Realtime Tracking: WiFi is the Ticket
Posted by samc on July 24th, 2007Wi-Fi is Muscling in on RFID’s Location-Based Services Markets, says ABI Research.
The large and growing installed base of Wi-Fi equipment means new opportunities for using Wi-Fi in unorthodox ways. One of the most interesting is the growing trend towards using Wi-Fi to provide real-time location services (RTLS) for asset management, security, and work-in-progress tracking, which have traditionally been the province of proprietary RFID solutions.
Real Time Location Systems use triangulation (to determine location) and RFID (to determine identity).
Today this market, at a mere $59 million in 2007 revenues, can best be described as “embryonic,” but ABI forecasts it to reach $839 million in 2012.
“In the past, companies wishing to deploy RTLS had to buy proprietary RFID systems, including very expensive readers. Now a large installed base of Wi-Fi equipment worldwide is making Wi-Fi-based RTLS cost-effective for companies that had never considered it before.”

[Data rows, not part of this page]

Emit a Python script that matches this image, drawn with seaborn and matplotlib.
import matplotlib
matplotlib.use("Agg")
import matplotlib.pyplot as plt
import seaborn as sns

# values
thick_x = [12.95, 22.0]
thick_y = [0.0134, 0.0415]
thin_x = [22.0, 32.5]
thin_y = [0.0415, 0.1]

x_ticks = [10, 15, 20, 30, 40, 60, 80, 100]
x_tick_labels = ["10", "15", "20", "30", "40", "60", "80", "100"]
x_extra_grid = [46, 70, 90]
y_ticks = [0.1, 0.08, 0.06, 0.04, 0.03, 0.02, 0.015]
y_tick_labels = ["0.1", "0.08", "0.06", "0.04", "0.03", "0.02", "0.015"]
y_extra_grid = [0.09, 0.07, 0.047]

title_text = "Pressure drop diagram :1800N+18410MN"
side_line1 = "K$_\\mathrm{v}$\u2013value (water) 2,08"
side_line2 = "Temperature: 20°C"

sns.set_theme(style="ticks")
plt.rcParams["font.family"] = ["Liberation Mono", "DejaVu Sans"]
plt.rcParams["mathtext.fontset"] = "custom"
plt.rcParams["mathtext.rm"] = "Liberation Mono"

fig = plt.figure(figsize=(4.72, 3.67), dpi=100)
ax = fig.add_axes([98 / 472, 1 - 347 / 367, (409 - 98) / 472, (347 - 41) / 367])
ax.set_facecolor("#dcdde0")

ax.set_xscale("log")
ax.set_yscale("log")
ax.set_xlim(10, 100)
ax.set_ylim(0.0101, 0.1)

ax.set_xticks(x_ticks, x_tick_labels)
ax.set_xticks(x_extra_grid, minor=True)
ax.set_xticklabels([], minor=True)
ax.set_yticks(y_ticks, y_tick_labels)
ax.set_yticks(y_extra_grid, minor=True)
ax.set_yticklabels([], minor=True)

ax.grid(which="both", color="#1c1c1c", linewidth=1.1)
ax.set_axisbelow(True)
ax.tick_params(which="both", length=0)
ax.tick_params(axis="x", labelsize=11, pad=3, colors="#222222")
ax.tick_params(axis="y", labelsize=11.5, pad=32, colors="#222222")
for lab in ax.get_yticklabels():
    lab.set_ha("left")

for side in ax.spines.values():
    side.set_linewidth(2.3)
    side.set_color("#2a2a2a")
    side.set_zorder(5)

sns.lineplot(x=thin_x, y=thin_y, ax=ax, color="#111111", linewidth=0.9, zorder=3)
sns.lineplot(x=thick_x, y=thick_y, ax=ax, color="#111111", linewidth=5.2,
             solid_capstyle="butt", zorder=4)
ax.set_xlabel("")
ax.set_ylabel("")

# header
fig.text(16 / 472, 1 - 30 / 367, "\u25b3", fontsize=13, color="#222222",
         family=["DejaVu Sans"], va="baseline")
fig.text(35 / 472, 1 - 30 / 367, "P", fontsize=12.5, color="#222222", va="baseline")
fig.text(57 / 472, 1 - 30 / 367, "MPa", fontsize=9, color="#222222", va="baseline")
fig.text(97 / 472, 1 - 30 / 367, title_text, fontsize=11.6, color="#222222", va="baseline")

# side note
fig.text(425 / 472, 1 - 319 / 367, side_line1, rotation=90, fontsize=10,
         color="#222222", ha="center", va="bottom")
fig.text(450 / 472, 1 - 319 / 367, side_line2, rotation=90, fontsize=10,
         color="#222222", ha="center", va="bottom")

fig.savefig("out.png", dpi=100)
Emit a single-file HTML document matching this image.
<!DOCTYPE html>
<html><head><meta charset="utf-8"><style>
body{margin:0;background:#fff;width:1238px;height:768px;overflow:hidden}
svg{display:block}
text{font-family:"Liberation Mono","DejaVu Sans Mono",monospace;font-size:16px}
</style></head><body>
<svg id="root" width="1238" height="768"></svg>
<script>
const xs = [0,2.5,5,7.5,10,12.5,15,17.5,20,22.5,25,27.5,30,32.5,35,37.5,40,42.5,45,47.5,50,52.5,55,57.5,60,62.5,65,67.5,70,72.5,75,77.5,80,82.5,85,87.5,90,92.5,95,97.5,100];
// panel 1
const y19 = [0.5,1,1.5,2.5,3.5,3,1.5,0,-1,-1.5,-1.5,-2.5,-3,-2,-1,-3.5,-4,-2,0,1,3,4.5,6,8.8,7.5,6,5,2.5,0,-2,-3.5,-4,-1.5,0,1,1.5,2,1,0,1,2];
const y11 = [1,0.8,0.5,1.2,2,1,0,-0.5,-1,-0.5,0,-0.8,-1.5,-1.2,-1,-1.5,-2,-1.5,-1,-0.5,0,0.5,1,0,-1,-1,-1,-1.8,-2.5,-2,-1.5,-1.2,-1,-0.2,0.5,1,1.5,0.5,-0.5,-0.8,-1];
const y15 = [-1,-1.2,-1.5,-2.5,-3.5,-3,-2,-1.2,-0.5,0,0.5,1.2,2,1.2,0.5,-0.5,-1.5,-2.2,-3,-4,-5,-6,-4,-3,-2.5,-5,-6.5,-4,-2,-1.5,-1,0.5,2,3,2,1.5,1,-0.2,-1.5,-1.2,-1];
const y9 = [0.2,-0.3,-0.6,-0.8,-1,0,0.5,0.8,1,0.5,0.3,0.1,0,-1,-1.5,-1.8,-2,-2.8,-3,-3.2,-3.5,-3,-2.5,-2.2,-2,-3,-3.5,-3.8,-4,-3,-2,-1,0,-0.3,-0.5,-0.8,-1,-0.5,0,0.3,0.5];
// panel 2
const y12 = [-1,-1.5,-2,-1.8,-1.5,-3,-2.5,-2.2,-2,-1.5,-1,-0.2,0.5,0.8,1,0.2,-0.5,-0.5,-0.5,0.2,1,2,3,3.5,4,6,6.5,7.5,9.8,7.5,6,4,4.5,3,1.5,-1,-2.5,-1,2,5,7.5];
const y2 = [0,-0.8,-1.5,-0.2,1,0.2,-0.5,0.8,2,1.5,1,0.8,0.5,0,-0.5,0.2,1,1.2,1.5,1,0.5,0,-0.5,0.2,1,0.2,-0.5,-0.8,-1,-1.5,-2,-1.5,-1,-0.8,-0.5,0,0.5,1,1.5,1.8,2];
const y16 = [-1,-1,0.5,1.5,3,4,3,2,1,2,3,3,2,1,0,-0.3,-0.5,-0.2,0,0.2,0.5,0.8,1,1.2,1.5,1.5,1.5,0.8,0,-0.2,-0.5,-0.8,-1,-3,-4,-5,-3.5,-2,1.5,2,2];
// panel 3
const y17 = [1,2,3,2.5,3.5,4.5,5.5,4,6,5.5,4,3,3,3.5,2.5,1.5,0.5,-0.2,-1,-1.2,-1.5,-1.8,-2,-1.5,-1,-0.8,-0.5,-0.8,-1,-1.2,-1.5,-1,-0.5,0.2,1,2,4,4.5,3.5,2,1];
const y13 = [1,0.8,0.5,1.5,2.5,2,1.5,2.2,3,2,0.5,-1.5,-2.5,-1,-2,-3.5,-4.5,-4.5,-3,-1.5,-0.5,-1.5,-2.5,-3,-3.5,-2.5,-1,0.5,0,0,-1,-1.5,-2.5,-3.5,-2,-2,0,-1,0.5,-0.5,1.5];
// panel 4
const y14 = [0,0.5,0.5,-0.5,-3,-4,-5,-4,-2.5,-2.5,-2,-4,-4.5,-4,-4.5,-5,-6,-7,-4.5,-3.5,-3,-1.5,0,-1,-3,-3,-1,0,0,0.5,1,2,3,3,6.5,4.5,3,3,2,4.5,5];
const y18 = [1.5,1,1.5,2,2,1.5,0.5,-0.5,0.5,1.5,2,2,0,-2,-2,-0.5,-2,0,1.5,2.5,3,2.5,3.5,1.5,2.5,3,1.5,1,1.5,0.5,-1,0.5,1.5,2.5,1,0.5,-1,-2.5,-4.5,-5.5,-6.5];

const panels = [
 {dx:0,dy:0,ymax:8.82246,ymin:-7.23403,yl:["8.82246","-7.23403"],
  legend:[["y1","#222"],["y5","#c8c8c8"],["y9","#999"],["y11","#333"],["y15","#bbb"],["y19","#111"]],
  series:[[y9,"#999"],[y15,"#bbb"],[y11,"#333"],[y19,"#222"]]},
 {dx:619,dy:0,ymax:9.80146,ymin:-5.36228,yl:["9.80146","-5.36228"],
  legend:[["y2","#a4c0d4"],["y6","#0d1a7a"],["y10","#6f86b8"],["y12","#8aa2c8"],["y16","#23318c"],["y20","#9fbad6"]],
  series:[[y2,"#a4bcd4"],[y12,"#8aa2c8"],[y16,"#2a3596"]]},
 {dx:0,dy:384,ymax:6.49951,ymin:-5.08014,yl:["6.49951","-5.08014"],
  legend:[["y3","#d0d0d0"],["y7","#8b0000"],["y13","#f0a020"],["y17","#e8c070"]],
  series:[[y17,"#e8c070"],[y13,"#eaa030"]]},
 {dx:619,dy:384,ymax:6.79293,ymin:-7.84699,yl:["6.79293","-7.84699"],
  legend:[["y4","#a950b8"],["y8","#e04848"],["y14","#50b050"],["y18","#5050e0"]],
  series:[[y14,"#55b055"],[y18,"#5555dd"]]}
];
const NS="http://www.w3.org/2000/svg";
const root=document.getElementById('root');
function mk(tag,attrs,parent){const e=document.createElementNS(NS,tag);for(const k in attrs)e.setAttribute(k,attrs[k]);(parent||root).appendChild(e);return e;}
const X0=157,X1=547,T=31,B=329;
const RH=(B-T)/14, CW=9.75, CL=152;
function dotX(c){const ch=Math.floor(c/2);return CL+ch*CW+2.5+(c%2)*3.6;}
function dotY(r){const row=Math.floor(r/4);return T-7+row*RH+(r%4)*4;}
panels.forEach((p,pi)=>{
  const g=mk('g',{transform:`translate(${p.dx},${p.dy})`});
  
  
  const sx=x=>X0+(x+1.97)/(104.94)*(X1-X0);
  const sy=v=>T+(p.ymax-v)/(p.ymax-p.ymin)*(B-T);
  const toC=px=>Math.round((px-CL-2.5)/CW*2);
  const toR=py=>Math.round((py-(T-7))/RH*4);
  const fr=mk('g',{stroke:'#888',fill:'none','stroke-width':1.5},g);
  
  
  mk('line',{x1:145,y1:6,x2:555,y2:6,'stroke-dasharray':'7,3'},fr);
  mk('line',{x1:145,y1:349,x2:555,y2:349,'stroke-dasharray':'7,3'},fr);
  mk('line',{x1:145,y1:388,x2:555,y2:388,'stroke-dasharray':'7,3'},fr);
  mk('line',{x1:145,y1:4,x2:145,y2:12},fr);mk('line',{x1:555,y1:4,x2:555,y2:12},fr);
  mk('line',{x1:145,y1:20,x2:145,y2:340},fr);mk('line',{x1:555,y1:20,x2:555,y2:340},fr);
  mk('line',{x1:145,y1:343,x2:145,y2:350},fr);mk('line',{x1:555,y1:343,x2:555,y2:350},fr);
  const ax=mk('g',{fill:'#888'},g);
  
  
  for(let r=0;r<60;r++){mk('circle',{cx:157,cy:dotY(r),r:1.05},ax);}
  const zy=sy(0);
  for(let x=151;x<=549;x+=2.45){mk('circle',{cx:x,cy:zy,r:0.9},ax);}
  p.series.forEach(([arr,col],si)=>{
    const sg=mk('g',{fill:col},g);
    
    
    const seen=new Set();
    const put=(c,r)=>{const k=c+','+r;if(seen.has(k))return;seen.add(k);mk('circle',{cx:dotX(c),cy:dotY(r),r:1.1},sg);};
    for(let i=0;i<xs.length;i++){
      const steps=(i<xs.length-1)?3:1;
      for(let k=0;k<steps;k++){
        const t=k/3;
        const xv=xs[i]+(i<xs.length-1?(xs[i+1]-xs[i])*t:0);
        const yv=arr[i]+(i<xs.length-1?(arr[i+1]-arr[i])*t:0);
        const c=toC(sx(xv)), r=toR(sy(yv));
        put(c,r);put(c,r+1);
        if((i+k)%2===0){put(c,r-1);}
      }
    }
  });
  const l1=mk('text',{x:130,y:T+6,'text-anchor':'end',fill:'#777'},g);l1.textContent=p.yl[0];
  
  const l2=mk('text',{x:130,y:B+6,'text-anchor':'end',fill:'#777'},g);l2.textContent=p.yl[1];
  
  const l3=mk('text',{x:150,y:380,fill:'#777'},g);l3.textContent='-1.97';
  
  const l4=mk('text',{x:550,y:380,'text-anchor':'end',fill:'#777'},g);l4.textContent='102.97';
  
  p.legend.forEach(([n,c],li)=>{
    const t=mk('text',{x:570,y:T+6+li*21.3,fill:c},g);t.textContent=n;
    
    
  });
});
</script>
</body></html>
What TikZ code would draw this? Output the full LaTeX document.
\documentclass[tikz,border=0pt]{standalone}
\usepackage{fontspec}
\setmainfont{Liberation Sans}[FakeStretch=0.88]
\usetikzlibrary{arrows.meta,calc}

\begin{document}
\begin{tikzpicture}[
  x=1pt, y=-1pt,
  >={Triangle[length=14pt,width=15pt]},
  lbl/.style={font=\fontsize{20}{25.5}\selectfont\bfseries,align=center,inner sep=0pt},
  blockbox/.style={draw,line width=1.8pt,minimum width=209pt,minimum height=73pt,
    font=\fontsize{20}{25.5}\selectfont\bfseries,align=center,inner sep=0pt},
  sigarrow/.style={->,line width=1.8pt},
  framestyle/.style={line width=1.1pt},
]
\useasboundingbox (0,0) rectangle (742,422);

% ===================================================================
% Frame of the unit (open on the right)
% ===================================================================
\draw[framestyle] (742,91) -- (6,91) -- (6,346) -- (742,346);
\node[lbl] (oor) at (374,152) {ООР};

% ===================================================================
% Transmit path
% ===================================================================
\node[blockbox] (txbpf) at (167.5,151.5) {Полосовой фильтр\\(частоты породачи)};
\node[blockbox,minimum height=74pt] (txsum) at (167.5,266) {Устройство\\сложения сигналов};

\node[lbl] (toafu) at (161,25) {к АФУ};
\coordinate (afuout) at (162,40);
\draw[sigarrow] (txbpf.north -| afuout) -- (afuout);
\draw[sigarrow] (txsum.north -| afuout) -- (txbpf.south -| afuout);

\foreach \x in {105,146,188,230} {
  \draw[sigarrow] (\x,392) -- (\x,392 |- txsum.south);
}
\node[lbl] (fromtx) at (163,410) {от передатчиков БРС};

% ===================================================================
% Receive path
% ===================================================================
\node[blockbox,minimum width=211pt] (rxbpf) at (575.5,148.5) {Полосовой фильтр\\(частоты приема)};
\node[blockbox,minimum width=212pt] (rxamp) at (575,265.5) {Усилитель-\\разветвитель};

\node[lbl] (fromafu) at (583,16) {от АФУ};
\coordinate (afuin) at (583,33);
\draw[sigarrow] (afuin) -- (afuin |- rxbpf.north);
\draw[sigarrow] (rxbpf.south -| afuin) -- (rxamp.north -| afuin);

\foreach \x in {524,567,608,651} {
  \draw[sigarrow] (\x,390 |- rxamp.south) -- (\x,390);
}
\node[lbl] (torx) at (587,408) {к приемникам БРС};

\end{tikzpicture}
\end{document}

In comparison with RFID, Wi-Fi-based RTLS does suffer some disadvantages. It is somewhat less accurate, especially outdoors; it is less secure, and it can require the addition of up to 20% more Wi-Fi access points to a network. But for a company with a Wi-Fi network already in place, it needs no extra cabling; it is standards-based; and above all it is cost-effective: the RTLS functions are handled by specialized software, which forms the largest portion of the investment.
Cisco is the current market leader, says Schatt, but Trapeze and Aruba are also very active in this market.
Since 2000, residents in Lyon, France, have been able to use their Técély RFID-enabled transit passes to pay bus, tramway and Metro fares, says RFID Journal. Now those same prepaid smart cards can be used to rent bikes from 175 locations across the city and its suburbs. More than 2,000 rental bicycles are available to be leased and returned across a dense network of bicycle racks placed every 300 meters or so, using a Técély pass or specially created prepaid smart cards.
Velov, the company behind its deployment, says the bikes are already being well used. “It’s a big success because 30,000 persons use it, and each bike is rented 10 to 12 times per day. The system isn’t expected to be profitable. The aim is not to make money, but to promote the use of the bike in the city,” says Agathe Albertini, communications director at outdoor advertising company JCDecaux, based in Paris.
When a customer uses the machine to buy a pass or add credit to a vélo’v or Técély smart card, he or she must go to a kiosk to swipe the card.
The kiosk will provide a code number and the number of the bike rack for the bike issued. The customer then enters that code number to select that bike and unlock it from its rack.
Might be handy for enabling library users to check out a $100 laptop, too.
Ocean City, a South Jersey beach town plans to provide electronic wristbands that can pay for access to the beach, as well as food, drinks and parking, says the Philadelphia Inquirer. The $3 million network would be owned by the city but paid for by a vendor. The city has requested proposals from interested firms, which are due by the end of the month, and hopes to award a contract by early September.
The network would enable city officials to know exactly how many people are on the beach at a particular time. The network is estimated to generate $14 million in revenue for the city over the first five years, and $12 million for the company that operates it, through user fees and advertisements to be sold on the network.